Wednesday, August 09, 2006

BSP urged to watch UITFs

P230-B INDUSTRY'S 'CRISIS' MIGHT SPILL OVER INTO BANKS
By Jun Vallecera
Reporter

 

PRIVATE bankers fear the worst on unit investment trust funds and the disaster now taking shape in the P230-billion industry and urged the Bangko Sentral ng Pilipinas on Wednesday to tighten regulations to prevent possible spillover onto the banks themselves.

Senior executives said UITF investors have engaged in panic withdrawals since last week when average returns fell from around 21 percent to just a fraction of the amount at present.

Their greatest fear is that trust units, under pressure from anxious and severely disappointed investors, would be forced to run to their parent banks for immediate liquidity support.

A senior monetary official said the bank proper is prohibited from extending such accommodations and can do so only under pain of BSP sanctions, such as immediate loss of certain privileges like access to the BSP’s rediscounting window and substantial monetary penalties.

“The BSP should tighten regulations and watch the level of bank deposits, particular on those banks that also operate UITFs,” said a private banker who requested anonymity.

Colleagues said the UITF tempest is threatening to become a full-blown crisis, and urged the BSP to keep a keen eye on deposits for more than the usual signs of stress.

“There used to be flight from regular deposits into UITFs but now people are withdrawing en masse, panicking that rates have gone down so quickly in just two weeks,” a senior bank executive said.

“Apparently, most were not properly informed that UITF returns are marked to market and that the net asset value per share changes daily.

“The volume of withdrawals is very significant,” the official said, not daring to cite a number.

Regulations prohibit banks from extending accommodations to their trust units and those that do so are mandated to provide reserve buffers to discourage just such transactions.

Private bankers said trust products are not deposits secured by a guarantee from the Philippine Deposit Insurance Corp., and that some UITF investors apparently have not been told enough—and there lies the problem.

A monetary official said the banking public, in this case really middle-class individuals with substantial surplus income on hand, “must especially look out for bank products offering above-market returns.”

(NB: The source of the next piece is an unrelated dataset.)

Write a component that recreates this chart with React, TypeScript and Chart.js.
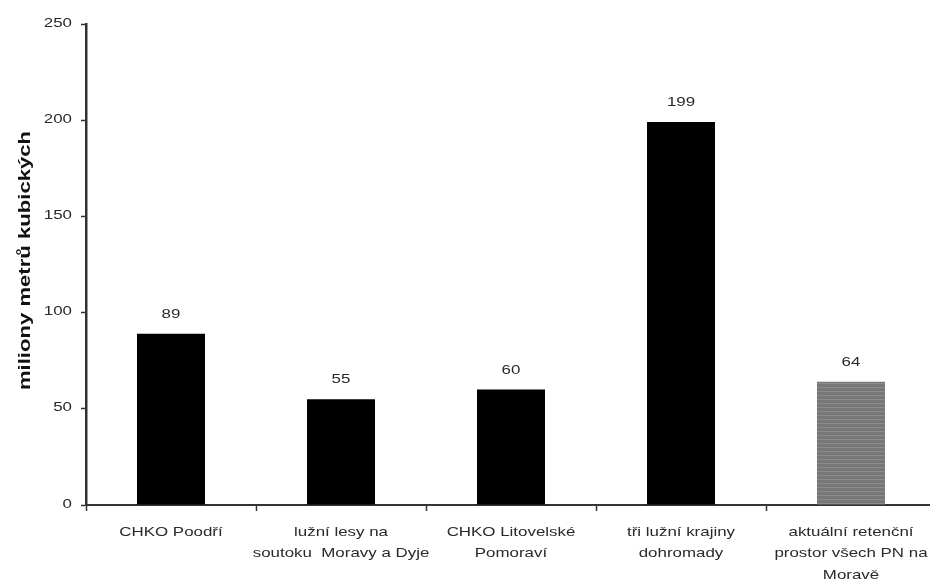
import React, { useEffect, useRef } from "react";
import { Chart, registerables } from "chart.js";

Chart.register(...registerables);

const categories: string[][] = [
  ["CHKO Poodří"],
  ["lužní lesy na", "soutoku  Moravy a Dyje"],
  ["CHKO Litovelské", "Pomoraví"],
  ["tři lužní krajiny", "dohromady"],
  ["aktuální retenční", "prostor všech PN na", "Moravě"],
];
const volumes = [89, 55, 60, 199, 64];
const yTicks = [0, 50, 100, 150, 200, 250];
const yTitle = "miliony metrů kubických";

// all text on this chart is set in a wide face: Arial drawn 1.3x wider
const WIDE = 1.3;
const FONT = "Arial, 'Liberation Sans', sans-serif";

function stripePattern(): CanvasPattern | string {
  const c = document.createElement("canvas");
  c.width = 4;
  c.height = 4;
  const g = c.getContext("2d");
  if (!g) return "#7a7a7a";
  g.fillStyle = "#777777";
  g.fillRect(0, 0, 4, 4);
  g.fillStyle = "#8c8c8c";
  g.fillRect(0, 3, 4, 1);
  return g.createPattern(c, "repeat") || "#7a7a7a";
}

function wideText(
  ctx: CanvasRenderingContext2D,
  text: string,
  x: number,
  y: number,
  align: CanvasTextAlign,
  rotate = 0
) {
  ctx.save();
  ctx.translate(x, y);
  if (rotate) ctx.rotate(rotate);
  ctx.scale(WIDE, 1);
  ctx.textAlign = align;
  ctx.textBaseline = "middle";
  ctx.fillText(text, 0, 0);
  ctx.restore();
}

const chartText = {
  id: "chartText",
  afterDraw(chart: any) {
    const ctx: CanvasRenderingContext2D = chart.ctx;
    const xs = chart.scales.x;
    const ys = chart.scales.y;
    ctx.save();

    // y tick labels
    ctx.font = `13px ${FONT}`;
    ctx.fillStyle = "#2a2a2a";
    yTicks.forEach((v) => {
      wideText(ctx, String(v), ys.left + ys.width - 14, ys.getPixelForValue(v) - 1, "right");
    });

    // category labels
    categories.forEach((lines, i) => {
      const cx = xs.getPixelForValue(i);
      lines.forEach((line, j) => {
        wideText(ctx, line, cx, xs.top + 27 + j * 21.5, "center");
      });
    });

    // value labels above bars
    const meta = chart.getDatasetMeta(0);
    meta.data.forEach((bar: any, i: number) => {
      wideText(ctx, String(volumes[i]), bar.x, bar.y - 19.5, "center");
    });

    // y axis title
    ctx.font = `bold 17px ${FONT}`;
    ctx.fillStyle = "#111";
    wideText(ctx, yTitle, 25, (ys.top + ys.bottom) / 2 - 4, "center", -Math.PI / 2);

    ctx.restore();
  },
};

export default function App() {
  const ref = useRef<HTMLCanvasElement>(null);

  useEffect(() => {
    if (!ref.current) return;
    const pattern = stripePattern();
    const colors = volumes.map((_, i) => (i === volumes.length - 1 ? pattern : "#000000"));
    const chart = new Chart(ref.current, {
      type: "bar",
      data: {
        labels: categories.map((c) => c.join(" ")),
        datasets: [
          {
            data: volumes,
            backgroundColor: colors as any,
            borderWidth: 0,
            barPercentage: 0.4,
            categoryPercentage: 1,
          },
        ],
      },
      options: {
        animation: false,
        responsive: false,
        maintainAspectRatio: false,
        layout: { padding: { top: 24, right: 14, left: 0, bottom: 0 } },
        plugins: {
          legend: { display: false },
          tooltip: { enabled: false },
        },
        scales: {
          x: {
            grid: {
              display: true,
              offset: true,
              drawOnChartArea: false,
              drawTicks: true,
              tickLength: 6,
              tickColor: "#333",
              tickWidth: 1.5,
            },
            border: { display: true, color: "#333", width: 2 },
            ticks: { display: false, autoSkip: false },
            afterFit(scale: any) {
              scale.height = 76;
            },
          },
          y: {
            min: 0,
            max: 250,
            afterBuildTicks(scale: any) {
              scale.ticks = yTicks.map((v) => ({ value: v }));
            },
            grid: {
              display: true,
              drawOnChartArea: false,
              drawTicks: true,
              tickLength: 5,
              tickColor: "#333",
              tickWidth: 1.5,
            },
            border: { display: true, color: "#333", width: 2.5 },
            ticks: { display: false },
            afterFit(scale: any) {
              scale.width = 86;
            },
          },
        },
      },
      plugins: [chartText],
    });
    return () => chart.destroy();
  }, []);

  return (
    <div
      style={{
        position: "fixed",
        left: 0,
        top: 0,
        width: 930,
        height: 581,
        overflow: "hidden",
        background: "#fff",
      }}
    >
      <canvas ref={ref} width={950} height={581} style={{ display: "block" }} />
    </div>
  );
}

“When banks offer you substantially more return than competitors were giving out, [that] is indicative of banks with lots of problems. You should be especially wary of those,” the official said.

He noted it was BSP governor Gabriel C. Singson who ordered for the then popular common trust fund (CTF) to provide cover, as regulators found the CTFs were funding the speculative activities of banks on the then mightily struggling peso.

Monetary officials fear money withdrawn from UITFs may shift toward the currencies market in search of better yield. “The BSP should watch out for that also,” officials said.